Triplet Therapeutics is no longer operational, chief exec Nessan Bermingham said on the social media site Tuesday, less than three years after it launched. In December 2019, Triplet debuted with a $59 million Series A, nabbing cash from Atlas, MPM Capital and Pfizer Ventures in an effort to develop antisense drugs for Huntington’s disease.
“It is with great sadness we announce the closure of Triplet Therapeutics,” Bermingham’s statement read in part. “We want to thank all the employees, advisors and investors that supported the company in addition to CHDI who not only was a great partner and patient advocate but also stepped in to continue the Natural History Study (Shield-HD) that we had initiated.”
Atlas declined to comment, pointing to Bermingham’s LinkedIn post. The news was first reported by STAT.
Triplet had been attempting to investigate the DNA damage response pathway and how it could be targeted with antisense oligonucleotides to treat Huntington’s and other similar diseases, known as repeat expansion disorders. At the time of launch, Triplet said it had found a few key drivers (out of 100) that showed the potential to stop the insertion of genetic repeats.

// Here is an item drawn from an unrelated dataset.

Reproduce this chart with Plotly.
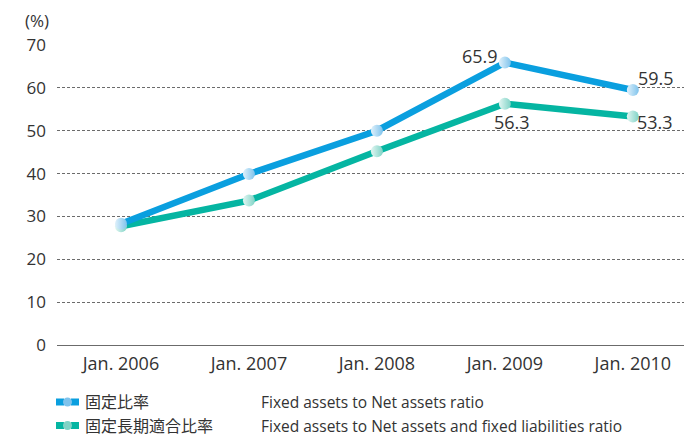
import plotly.graph_objects as go

categories = ["Jan. 2006", "Jan. 2007", "Jan. 2008", "Jan. 2009", "Jan. 2010"]
fixed_ratio = [28.3, 39.9, 50.0, 65.9, 59.5]
fixed_long_ratio = [27.7, 33.7, 45.2, 56.3, 53.3]
y_ticks = [0, 10, 20, 30, 40, 50, 60, 70]
series_names_jp = ["固定比率", "固定長期適合比率"]
series_names_en = ["Fixed assets to Net assets ratio",
                   "Fixed assets to Net assets and fixed liabilities ratio"]

BLUE = "#0a9fdf"
TEAL = "#05b5a2"
BLUE_M = "#7fc3ec"
TEAL_M = "#7fd3c6"
FONT = "Open Sans, Noto Sans CJK JP, sans-serif"
TXT = "#333333"

fig = go.Figure()
for vals, col, mcol, light in [(fixed_long_ratio, TEAL, TEAL_M, "#e2f6f2"),
                               (fixed_ratio, BLUE, BLUE_M, "#e0f1fb")]:
    fig.add_trace(go.Scatter(
        x=categories, y=vals, mode="lines+markers",
        line=dict(color=col, width=6.5),
        marker=dict(size=12, color=light, line=dict(width=0),
                    gradient=dict(type="horizontal", color=mcol)),
        showlegend=False, hoverinfo="skip"))

# data labels
labels = [
    (categories[3], fixed_ratio[3], -25, 7),
    (categories[4], fixed_ratio[4], 23, 12),
    (categories[3], fixed_long_ratio[3], 7, -18),
    (categories[4], fixed_long_ratio[4], 22, -5),
]
for x, y, xs, ys in labels:
    fig.add_annotation(x=x, y=y, xref="x", yref="y", text=f"{y:.1f}",
                       showarrow=False, xshift=xs, yshift=ys,
                       font=dict(size=18, color=TXT, family=FONT))

fig.add_annotation(xref="paper", yref="paper", x=(37 - 57) / 627,
                   y=(345 - 21) / 300, text="(%)",
                   showarrow=False, xanchor="center", yanchor="middle",
                   font=dict(size=17, color=TXT, family=FONT))

# legend (custom)
leg_y = [402, 425.5]
cols = [(BLUE, BLUE_M), (TEAL, TEAL_M)]
for i, (yy, (c, m)) in enumerate(zip(leg_y, cols)):
    for xa, xb in [(56, 64), (71, 79)]:
        fig.add_shape(type="rect", xref="paper", yref="paper",
                      x0=(xa - 57) / 627, x1=(xb - 57) / 627,
                      y0=(345 - yy - 3.5) / 300, y1=(345 - yy + 3.5) / 300,
                      fillcolor=c, line=dict(width=0))
    fig.add_shape(type="circle", xref="paper", yref="paper",
                  x0=(63 - 57) / 627, x1=(72 - 57) / 627,
                  y0=(345 - yy - 4.5) / 300, y1=(345 - yy + 4.5) / 300,
                  fillcolor=m, line=dict(width=0))
    fig.add_annotation(xref="paper", yref="paper", x=(84 - 57) / 627,
                       y=(345 - yy) / 300, text=series_names_jp[i],
                       showarrow=False, xanchor="left", yanchor="middle",
                       borderpad=0,
                       font=dict(size=16, color=TXT, family=FONT))
    fig.add_annotation(xref="paper", yref="paper", x=(260 - 57) / 627,
                       y=(345 - yy) / 300, text=series_names_en[i],
                       showarrow=False, xanchor="left", yanchor="middle",
                       borderpad=0,
                       font=dict(size=15.5, color=TXT, family=FONT))

fig.update_layout(
    width=684, height=436,
    margin=dict(l=57, r=0, t=45, b=91),
    plot_bgcolor="white", paper_bgcolor="white",
    font=dict(family=FONT, color=TXT, size=15),
    xaxis=dict(type="category", range=[-0.5, 4.4], showgrid=False,
               showline=False, zeroline=False, ticks="",
               ticklabelstandoff=6,
               tickfont=dict(size=18, color=TXT)),
    yaxis=dict(range=[0, 70], tickvals=y_ticks, showgrid=True,
               gridcolor="#6b6b6b", griddash="3px,2px", gridwidth=1,
               zeroline=True, zerolinecolor="#6b6b6b", zerolinewidth=1.2,
               showline=False, ticks="", ticklabelstandoff=10,
               tickfont=dict(size=17, color=TXT)),
)
fig.write_html("out.html", config={"displayModeBar": False},
               post_script="document.body.style.margin='0';document.body.style.overflow='hidden';")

But early last year, Roche shuttered a Phase III trial looking at an antisense Huntington’s treatment known as tominersen. Just one week later, the biotech Wave Life Sciences also scrapped an antisense drug for Huntington’s, citing a failure to separate from placebo in impacting the mutant Huntingtin protein at any of the dosage levels.
Those failures prompted Triplet’s investors to back out right around the time the biotech sought to put together a Series B round, STAT reported.
Huntington’s continues to thwart everything researchers throw at it, and Triplet is just the latest company to wave the white flag in this space. But by shutting down completely rather than pivoting, the biotech took a more drastic step in the wake of its defeat. Bermingham also pointed to toxicity issues in his statement emerging from the antisense tech, making a path forward difficult.
“Suffice to say the underlying science of targeting repeat expansion disorders through MSH3 knockdown remains a viable approach from our vantage point,” the CEO wrote, “however the data with our lead compound reflected prior experiences with ASO tox in the CNS.”